One of the late great giants of comedy is Tommy Cooper. Born in South Wales in 1921, to a Welsh recruiting sergeant in the British Army and his Devonshire wife, Tommy's talents and interest in performing and entertaining came when his aunt bought him a magic set. His brother David opened a magic shop in the 1960s so there was clearly a family interest.

Influenced by the likes of Laurel and Hardy, Max Miller and Bob Hope, he became a member of a NAAFI entertainment party after being called up as a trooper in the Royal Horse Guards, originally serving in Egypt. Among his many iconic mannerism and catchphrases that developed over the years, his fez is one of his memorable assets, originally borrowing it from a passing waiter after forgetting the pith helmet that was to complete his costume for the sketch in Cairo. This got huge laughs and became one of his trademarks. This is one of the anecdotes featured in Daniel Taylor's ingenious show paying tribute to the big guy, in which he portrays the master himself.

Blessed by Cooper's daughter Vicki, The Tommy Cooper Show is a piece highlighting a few aspects of the entertainer's life. Relying on a small selection of the catalogue of 'never get old' gags, we are left to wonder - as Tommy's agent questions - whether he is "a good magician trying to be bad or a bad magician trying to be good."

TV presenter and personality Gareth Jones (aka Gaz Top) plays Tommy's agent Miff Ferrie, as well as a soldier, a BBC talent rep, Bruce Forsyth, Tommy's son Tom and even Queen Elizabeth II. A versatile actor, he played them all well, adding to the light-heartedness of the show. Providing the required contrasting dynamics, Sharon Byatt's portrayal of Tommy's wife Gwen is brilliantly dramatic but the slight staggering of the show's scenes made the story hard to follow at times for those who do not know the star very well. This was helped by the nice lighting transitions to split the scenes up.

Daniel Taylor, the lead and brainchild of the show, has clearly worked to live, breath and perfect his portrayal, with good timing making the audience easy to lead. This is down to him, his experience as a performer and his writing of the show with Ian Carroll. The brilliance of the 'box of hats' routine, 'the bouncing stool' and reactions to audience members' laughs bring the show to life, as does the 'old-time' music played in the theatre before, after and in the interval of the show.
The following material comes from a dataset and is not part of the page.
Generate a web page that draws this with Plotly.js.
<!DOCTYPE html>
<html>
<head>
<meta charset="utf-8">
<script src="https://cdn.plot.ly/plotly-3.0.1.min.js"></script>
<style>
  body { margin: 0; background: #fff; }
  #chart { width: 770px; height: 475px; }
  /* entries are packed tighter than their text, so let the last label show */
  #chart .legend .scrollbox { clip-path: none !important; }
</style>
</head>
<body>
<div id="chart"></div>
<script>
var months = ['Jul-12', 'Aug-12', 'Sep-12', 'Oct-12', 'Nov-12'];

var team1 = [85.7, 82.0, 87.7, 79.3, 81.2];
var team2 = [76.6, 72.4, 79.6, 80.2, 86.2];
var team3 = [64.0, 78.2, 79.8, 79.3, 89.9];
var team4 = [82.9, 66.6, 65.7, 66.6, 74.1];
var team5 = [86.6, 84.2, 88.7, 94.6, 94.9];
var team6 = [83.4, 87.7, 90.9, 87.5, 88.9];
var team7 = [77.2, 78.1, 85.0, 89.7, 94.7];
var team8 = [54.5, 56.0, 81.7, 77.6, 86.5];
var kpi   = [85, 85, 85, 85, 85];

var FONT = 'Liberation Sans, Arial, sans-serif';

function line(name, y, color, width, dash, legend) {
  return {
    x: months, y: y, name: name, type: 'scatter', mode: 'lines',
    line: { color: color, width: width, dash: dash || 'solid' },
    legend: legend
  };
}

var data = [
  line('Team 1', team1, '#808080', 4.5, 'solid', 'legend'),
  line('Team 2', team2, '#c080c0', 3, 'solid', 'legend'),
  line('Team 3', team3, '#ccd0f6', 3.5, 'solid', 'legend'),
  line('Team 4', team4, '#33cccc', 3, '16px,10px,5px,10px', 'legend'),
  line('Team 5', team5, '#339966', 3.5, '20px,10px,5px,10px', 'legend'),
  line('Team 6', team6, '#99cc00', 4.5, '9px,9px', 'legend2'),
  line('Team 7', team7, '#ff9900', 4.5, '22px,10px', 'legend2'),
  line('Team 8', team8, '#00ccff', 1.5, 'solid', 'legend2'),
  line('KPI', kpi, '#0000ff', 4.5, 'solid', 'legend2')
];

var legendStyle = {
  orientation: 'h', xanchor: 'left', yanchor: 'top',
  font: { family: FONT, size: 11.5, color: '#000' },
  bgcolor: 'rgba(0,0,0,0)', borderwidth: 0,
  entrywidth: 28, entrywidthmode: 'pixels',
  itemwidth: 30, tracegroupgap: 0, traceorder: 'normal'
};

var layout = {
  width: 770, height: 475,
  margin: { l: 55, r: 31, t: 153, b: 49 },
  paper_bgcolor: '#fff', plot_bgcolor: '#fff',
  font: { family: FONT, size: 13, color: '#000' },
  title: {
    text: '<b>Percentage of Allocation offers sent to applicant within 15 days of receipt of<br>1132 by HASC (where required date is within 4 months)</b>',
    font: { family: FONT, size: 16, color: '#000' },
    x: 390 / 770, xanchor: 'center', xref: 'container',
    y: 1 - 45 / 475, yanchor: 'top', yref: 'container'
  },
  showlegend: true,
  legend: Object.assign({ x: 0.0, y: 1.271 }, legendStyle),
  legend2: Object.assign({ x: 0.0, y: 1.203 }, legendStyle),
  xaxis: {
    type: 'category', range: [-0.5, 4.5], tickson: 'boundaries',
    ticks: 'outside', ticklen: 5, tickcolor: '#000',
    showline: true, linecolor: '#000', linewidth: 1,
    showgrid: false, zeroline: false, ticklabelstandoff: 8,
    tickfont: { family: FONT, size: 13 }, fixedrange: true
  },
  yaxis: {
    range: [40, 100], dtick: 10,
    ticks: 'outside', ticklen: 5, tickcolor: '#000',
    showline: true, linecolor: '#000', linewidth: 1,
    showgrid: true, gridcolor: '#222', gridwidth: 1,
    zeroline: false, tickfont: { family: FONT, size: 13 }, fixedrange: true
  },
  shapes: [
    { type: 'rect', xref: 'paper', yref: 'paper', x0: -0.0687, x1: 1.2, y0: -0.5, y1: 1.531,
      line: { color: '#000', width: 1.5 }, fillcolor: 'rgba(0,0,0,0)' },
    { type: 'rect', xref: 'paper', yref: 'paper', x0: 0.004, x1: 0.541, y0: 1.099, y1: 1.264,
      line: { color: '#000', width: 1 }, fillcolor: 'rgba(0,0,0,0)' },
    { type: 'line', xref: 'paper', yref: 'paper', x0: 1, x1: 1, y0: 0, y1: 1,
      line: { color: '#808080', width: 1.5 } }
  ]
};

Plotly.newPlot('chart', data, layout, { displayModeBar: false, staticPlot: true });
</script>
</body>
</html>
A pleasant night's entertainment with insight into the life of a star of comedy, there could have been more light and shade in showing the stresses and pressures of his life but you certainly get an idea of some, particularly in the 'market stall', 'audition' and 'home' scene before Tommy's son joins him on the road.

With some singing and a minimal set, this show provides nostalgia for those who remember the good old days and admire Tommy's sketches and an introduction to those who are intrigued.

The Tommy Cooper Show is at Blackpool Grand Theatre tonight before continuing its tour to Darlington (24 Sep), St Helens (27 Sep) and Runcorn (22 Jan).